Coleridge was always dependent upon the generosity
of his friends. Mill brought up a large family,
and in the midst of severe labours found time to educate
them even to excess. Coleridge left his wife
and children to be cared for by others. And Coleridge
died in the odour of sanctity, revered by his disciples,
and idolised by his children; while Mill went to the
grave amidst the shrugs of respectable shoulders,
and respected rather than beloved by the son who succeeded
to his intellectual leadership.
The answer to the riddle is indeed
plain enough; or rather there are many superabundantly
obvious answers. Had Mill defended orthodox views
and Coleridge been avowedly heterodox, we should no
doubt have heard more of Coleridge’s opium and
of Mill’s blameless and energetic life.
But this explains little. That Coleridge was a
man of genius and, moreover, of exquisitely poetical
genius, and that Mill was at most a man of remarkable
talent and the driest and sternest of logicians is
also obvious. It is even more to the purpose that
Coleridge was overflowing with kindliness, though
little able to turn goodwill to much effect; whereas
Mill’s morality took the form chiefly of attacking
the wicked. This is indicated by the saying attributed
by Bowring to Bentham that Mill’s sympathy for
the many sprang out of his hatred of the oppressing
few. J. S. Mill very properly protested against
this statement when it was quoted in the Edinburgh
Review. It would obviously imply a gross
misunderstanding, whether Bentham, not a good observer
of men, said so or not. But it indicates the side
of Mill’s character which made him unattractive
to contemporaries and also to posterity. He partook,
says his son, of the Stoic, the Epicurean, and
the Cynic character. He was a Stoic in his personal
qualities; an Epicurean so far as his theory of morals
was concerned; and a Cynic in that he cared little
for pleasure. He thought life a ‘poor thing’
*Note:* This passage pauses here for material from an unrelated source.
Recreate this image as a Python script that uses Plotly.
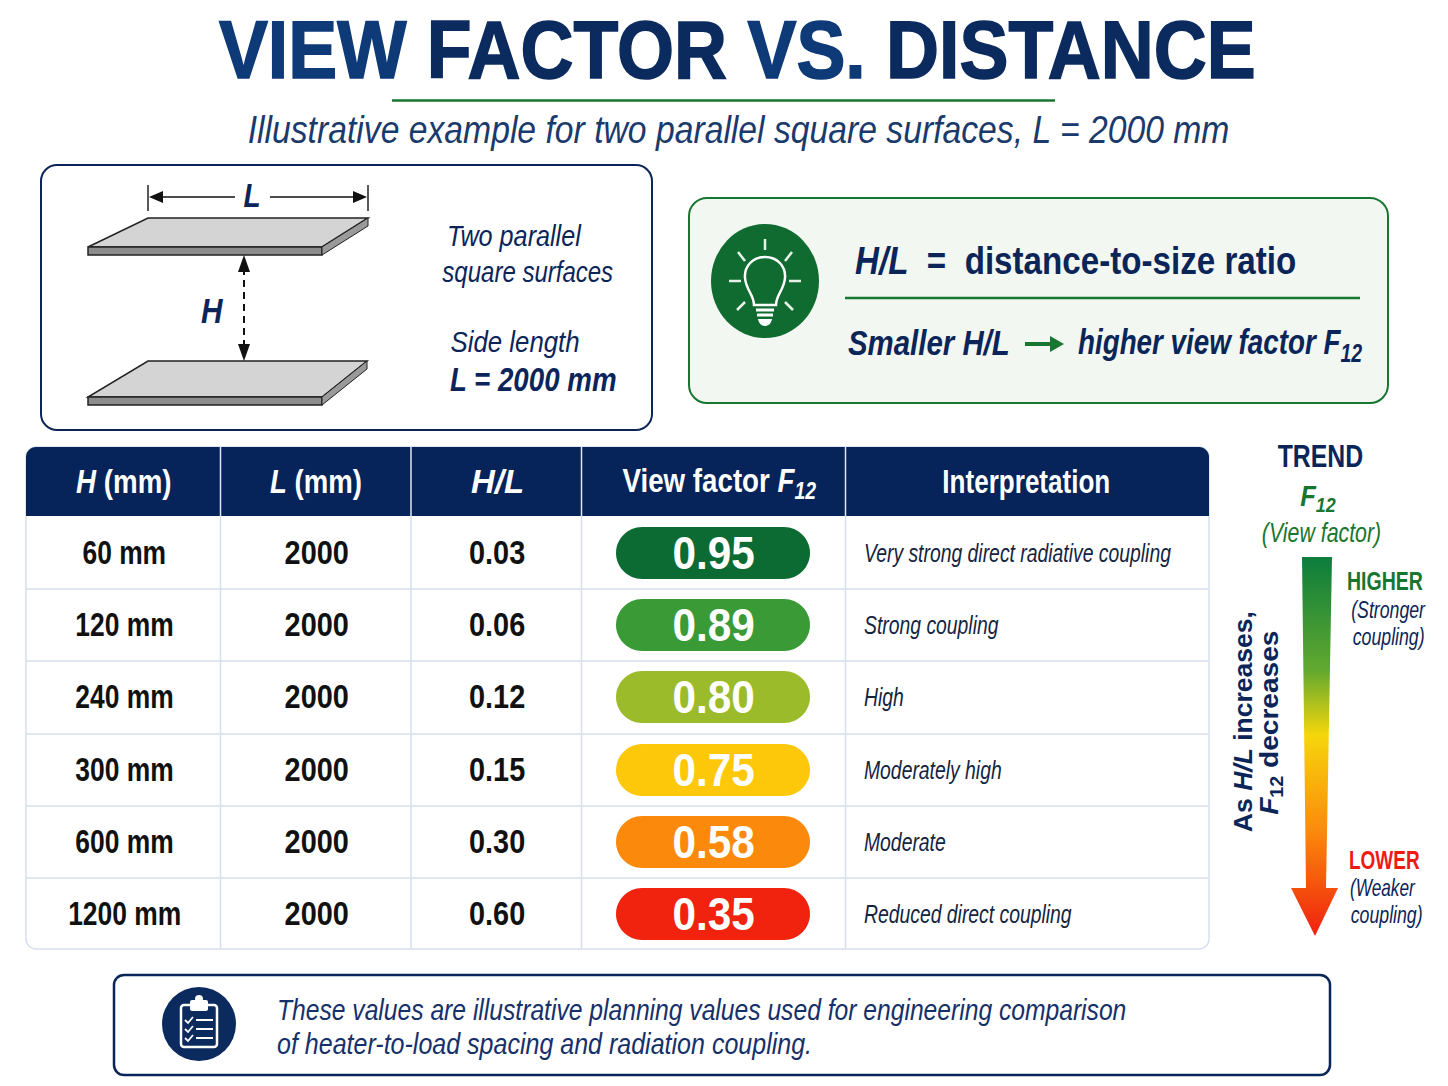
import json
import plotly.graph_objects as go

# ---------- data ----------
H_MM = ["60 mm", "120 mm", "240 mm", "300 mm", "600 mm", "1200 mm"]
L_MM = ["2000", "2000", "2000", "2000", "2000", "2000"]
H_OVER_L = ["0.03", "0.06", "0.12", "0.15", "0.30", "0.60"]
F12 = ["0.95", "0.89", "0.80", "0.75", "0.58", "0.35"]
INTERPRETATION = ["Very strong direct radiative coupling", "Strong coupling", "High",
                  "Moderately high", "Moderate", "Reduced direct coupling"]
PILL_COLORS = ["#0b6b33", "#3a9a36", "#9bbb2a", "#fdc80a", "#fb8a0c", "#f1230f"]
HEADERS = ["<i>H</i> (mm)", "<i>L</i> (mm)", "<i>H/L</i>", "View factor <i>F</i><sub><i>12</i></sub>", "Interpretation"]
TREND_STOPS = [0, 0.3, 0.47, 0.72, 1]
TREND_COLORS = ["#0b7d3c", "#63a92f", "#f6d60c", "#fb8b0b", "#f0200f"]

NAVY = "#0b2559"
GREEN = "#17762f"
SANS = "Liberation Sans, Arial, sans-serif"

shapes, notes, squeeze = [], [], []


def rr(x0, y0, x1, y1, r, tl=True, tr=True, br=True, bl=True):
    k = r * 0.45
    p = f"M{x0 + (r if tl else 0)},{y0} L{x1 - (r if tr else 0)},{y0} "
    if tr:
        p += f"C{x1 - k},{y0} {x1},{y0 + k} {x1},{y0 + r} "
    p += f"L{x1},{y1 - (r if br else 0)} "
    if br:
        p += f"C{x1},{y1 - k} {x1 - k},{y1} {x1 - r},{y1} "
    p += f"L{x0 + (r if bl else 0)},{y1} "
    if bl:
        p += f"C{x0 + k},{y1} {x0},{y1 - k} {x0},{y1 - r} "
    p += f"L{x0},{y0 + (r if tl else 0)} "
    if tl:
        p += f"C{x0},{y0 + k} {x0 + k},{y0} {x0 + r},{y0} "
    return p + "Z"


def path(d, fill="rgba(0,0,0,0)", line=None, w=0, dash=None):
    shapes.append(dict(type="path", path=d, fillcolor=fill, layer="above",
                       line=dict(color=line or "rgba(0,0,0,0)", width=w, dash=dash or "solid")))


def poly(pts, fill, line=None, w=0):
    path("M" + " L".join(f"{a},{b}" for a, b in pts) + " Z", fill, line, w)


def seg(x0, y0, x1, y1, color, w, dash=None):
    shapes.append(dict(type="line", x0=x0, y0=y0, x1=x1, y1=y1, layer="above",
                       line=dict(color=color, width=w, dash=dash or "solid")))


def ell(cx, cy, rx, ry, fill):
    shapes.append(dict(type="circle", x0=cx - rx, x1=cx + rx, y0=cy - ry, y1=cy + ry,
                       fillcolor=fill, line=dict(width=0), layer="above"))


def text(x, y, s, size, color=NAVY, anchor="center", sx=1.0, angle=0):
    notes.append(dict(x=x, y=y, text=s, xref="x", yref="y", showarrow=False, xanchor=anchor,
                      yanchor="middle", textangle=angle, align=anchor,
                      font=dict(size=size, color=color, family=SANS)))
    squeeze.append([sx, anchor])


# ---------- title ----------
text(737, 50, '<b><span style="color:#0e3a78">VIEW</span> FACTOR <span style="color:#0e3a78">VS.</span> DISTANCE</b>',
     81, "#0b2a5e", sx=0.906)
seg(392, 100.5, 1055, 100.5, GREEN, 2.5)
text(738, 130, "<i>Illustrative example for two parallel square surfaces, L = 2000 mm</i>", 38, "#1b3a6c", sx=0.887)

# ---------- surfaces panel ----------
path(rr(41, 165, 652, 430, 16), "white", NAVY, 2)
for top, dy in ((218, 29), (361, 36)):
    xr = 368 if top == 218 else 367
    poly([(148, top), (xr, top), (322, top + dy), (88, top + dy)], "#d4d4d4", "#222222", 1.5)
    poly([(88, top + dy), (322, top + dy), (322, top + dy + 8), (88, top + dy + 8)], "#8c8c8c", "#222222", 1.5)
    poly([(322, top + dy), (xr, top), (xr, top + 8), (322, top + dy + 8)], "#9a9a9a", "#222222", 1)
seg(148, 185, 148, 211, "#222222", 1.5)
seg(368, 185, 368, 211, "#222222", 1.5)
seg(160, 197, 235, 197, "#111111", 1.5)
seg(270, 197, 356, 197, "#111111", 1.5)
poly([(149, 197), (163, 191), (163, 203)], "#111111")
poly([(367, 197), (353, 191), (353, 203)], "#111111")
text(252, 195, "<b><i>L</i></b>", 33, sx=0.85)
seg(244, 268, 244, 350, "#111111", 2, "7px,5px")
poly([(244, 255), (238, 272), (250, 272)], "#111111")
poly([(244, 361), (238, 344), (250, 344)], "#111111")
text(212, 310, "<b><i>H</i></b>", 35, sx=0.85)
text(514, 235, "<i>Two parallel</i>", 30, sx=0.84)
text(527, 271, "<i>square surfaces</i>", 30, sx=0.80)
text(515, 341, "<i>Side length</i>", 30, sx=0.86)
text(533, 379, "<b><i>L = 2000 mm</i></b>", 33, sx=0.84)

# ---------- H/L panel ----------
path(rr(689, 198, 1388, 403, 18), "#f2f7f1", GREEN, 2)
ell(765, 281, 54, 57, "#0f6b30")
path("M754,305 C754,295 746,290 745,278 C744,266 753,257 765,257 C777,257 786,266 785,278 "
     "C784,290 776,295 776,305 Z", "rgba(0,0,0,0)", "white", 2.5)
seg(756, 310, 774, 310, "white", 3)
seg(757, 315, 773, 315, "white", 3)
path("M758,319 L772,319 C771,324 768,326 765,326 C762,326 759,324 758,319 Z", "white")
for a, b, c, d in ((765, 239, 765, 250), (738, 252, 745, 261), (792, 252, 785, 261), (729, 281, 741, 281),
                   (789, 281, 801, 281), (737, 310, 745, 302), (793, 310, 785, 302)):
    seg(a, b, c, d, "#e8f2e8", 2.5)
text(853, 261, "<b><i>H/L</i>  =  distance-to-size ratio</b>", 38, anchor="left", sx=0.873)
seg(845, 298, 1360, 298, GREEN, 2.5)
text(846, 342, "<b><i>Smaller H/L</i></b>", 36, anchor="left", sx=0.817)
seg(1025, 344, 1052, 344, GREEN, 4)
poly([(1064, 344), (1050, 336), (1050, 352)], GREEN)
text(1076, 344, "<b><i>higher view factor F</i></b><sub><b><i>12</i></b></sub>", 36, anchor="left", sx=0.772)

# ---------- table ----------
col_edges = [26, 220.5, 411, 581.5, 845.5, 1209]
row_edges = [516, 589, 661, 734, 806, 878, 949]
col_centers = [124, 316, 497, 719, 1026]
row_centers = [553, 625, 697, 770, 842, 914]
head_sx = [0.84, 0.836, 1.0, 0.84, 0.79]
path(rr(26, 447, 1209, 949, 10), "white", "#d6dfeb", 1.5)
path(rr(26, 447, 1209, 516, 10, br=False, bl=False), "#06245a")
for x in col_edges[1:-1]:
    seg(x, 447, x, 516, "#dfe6f0", 1.5)
    seg(x, 516, x, 949, "#d6dfeb", 1.5)
for y in row_edges[1:-1]:
    seg(26, y, 1209, y, "#d6dfeb", 1.5)
for i, h in enumerate(HEADERS):
    text(col_centers[i], 483 if i == 3 else 481, f"<b>{h}</b>", 33, "white", sx=head_sx[i])
for i, y in enumerate(row_centers):
    text(col_centers[0], y - 0.5, f"<b>{H_MM[i]}</b>", 33, "#111111", sx=0.80)
    text(col_centers[1], y - 0.5, f"<b>{L_MM[i]}</b>", 33, "#111111", sx=0.875)
    text(col_centers[2], y - 0.5, f"<b>{H_OVER_L[i]}</b>", 33, "#111111", sx=0.875)
    path(rr(616, y - 26, 810, y + 26, 26), PILL_COLORS[i])
    text(713, y - 1, f"<b>{F12[i]}</b>", 47, "white", sx=0.9)
    text(862, y, f"<i>{INTERPRETATION[i]}</i>", 26, "#14243f", anchor="left", sx=0.745)

# ---------- trend ----------
text(1320, 456, "<b>TREND</b>", 31, sx=0.80)
text(1318, 497, "<b><i>F</i></b><sub><b><i>12</i></b></sub>", 30, GREEN, sx=0.85)
text(1321, 533, "<i>(View factor)</i>", 27, GREEN, sx=0.79)
text(1345, 581, "<b>HIGHER</b>", 26, GREEN, anchor="left", sx=0.75)
text(1388, 610, "<i>(Stronger</i>", 23, sx=0.77)
text(1388, 637, "<i>coupling)</i>", 23, sx=0.77)
text(1347, 860, "<b>LOWER</b>", 26, "#f01a12", anchor="left", sx=0.73)
text(1383, 888, "<i>(Weaker</i>", 23, sx=0.75)
text(1386, 915, "<i>coupling)</i>", 23, sx=0.77)
text(1243, 722, "<b>As <i>H/L</i> increases,</b>", 26, angle=-90, sx=1.02)
text(1270, 723, "<b><i>F</i><sub>12</sub> decreases</b>", 26, angle=-90, sx=1.08)

arrow_x = [1302, 1332, 1326, 1338, 1315, 1291, 1306, 1302]
arrow_y = [557, 557, 888, 888, 936, 888, 888, 557]
# the gradient runs from the bottom of the page upwards
trend_scale = [[1 - p, c] for p, c in zip(TREND_STOPS[::-1], TREND_COLORS[::-1])]
trend = go.Scatter(x=arrow_x, y=arrow_y, mode="lines", fill="toself", line=dict(width=0),
                   fillgradient=dict(type="vertical", colorscale=trend_scale),
                   hoverinfo="skip", showlegend=False)

# ---------- note ----------
path(rr(114, 975, 1330, 1075, 10), "white", NAVY, 2.5)
ell(199, 1024, 37, 37, "#0b2a5e")
path(rr(181, 1005, 217, 1047, 3), "rgba(0,0,0,0)", "white", 2.5)
path(rr(190, 1000, 208, 1011, 2), "white")
ell(199, 999, 4, 4, "white")
for y in (1020, 1029, 1038):
    path(f"M185,{y} L188,{y + 3} L193,{y - 3}", "rgba(0,0,0,0)", "white", 1.8)
    seg(196, y, 213, y, "white", 2)
text(275, 1010, "<i>These values are illustrative planning values used for engineering comparison</i>", 29, "#16306a", anchor="left", sx=0.85)
text(275, 1044, "<i>of heater-to-load spacing and radiation coupling.</i>", 29, "#16306a", anchor="left", sx=0.863)

fig = go.Figure(trend)
fig.update_layout(
    width=1448, height=1086, margin=dict(l=0, r=0, t=0, b=0),
    paper_bgcolor="white", plot_bgcolor="white", shapes=shapes, annotations=notes,
    xaxis=dict(range=[0, 1448], visible=False, fixedrange=True),
    yaxis=dict(range=[1086, 0], visible=False, fixedrange=True),
)

# The reference lettering is condensed and no condensed face is installed, so each text is narrowed in place.
post = """
document.body.style.margin='0';document.body.style.overflow='hidden';
var S=%s;
document.querySelectorAll('.annotation').forEach(function(a){
  var s=S[+a.getAttribute('data-index')], t=a.querySelector('text');
  if(!s||!t)return;
  var b=t.getBBox(), c=s[1]==='left'?b.x:b.x+b.width/2;
  t.setAttribute('transform','translate('+c+',0) scale('+s[0]+',1) translate('+(-c)+',0)');
});
var t0=document.querySelector('.annotation[data-index="0"] text');
if(t0){t0.querySelectorAll('tspan').forEach(function(x){var f=getComputedStyle(x).fill;x.style.stroke=f;x.style.strokeWidth='1.6px';});}
""" % json.dumps(squeeze)
fig.write_html("out.html", post_script=post, config=dict(displayModeBar=False))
after the freshness of youth had passed; and said that
he had never known an old man happy unless he could
live over again in the pleasures of the young.
Temperance and self-restraint were therefore his favourite
virtues. He despised all ’passionate emotions’;
he held with Bentham that feelings by themselves deserved
neither praise nor blame; he condemned a man who did
harm whether the harm came from malevolence or from
intellectual error. Therefore all sentiment was
objectionable, for sentiment means neglect of rules
and calculations. He shrank from showing feeling
with more than the usual English reserve; and showed
his devotion to his children by drilling them into
knowledge with uncompromising strictness. He had
no feeling for the poetical or literary side of things;
and regarded life, it would seem, as a series of arguments,
in which people were to be constrained by logic, not
persuaded by sympathy. He seems to have despised
poor Mrs. Mill, and to have been unsuccessful in concealing
his contempt, though in his letters he refers to her
respectfully. Mill therefore was a man little
likely to win the hearts of his followers, though
his remarkable vigour of mind dominated their understandings.
The amiable and kindly, whose sympathies
are quickly moved, gain an unfair share of our regard
both in life and afterwards. We are more pleased
by an ineffectual attempt to be kindly, than by real
kindness bestowed ungraciously. Mill’s
great qualities should not be overlooked because they
were hidden by a manner which seems almost deliberately
repellent. He devoted himself through life to
promote the truth as he saw it; to increase the scanty
amounts of pleasures enjoyed by mankind; and to discharge
all the duties which he owed to his neighbours.
He succeeded beyond all dispute in forcibly presenting
one set of views which profoundly influenced his countrymen;
and the very narrowness of his intellect enabled him
to plant his blows more effectively.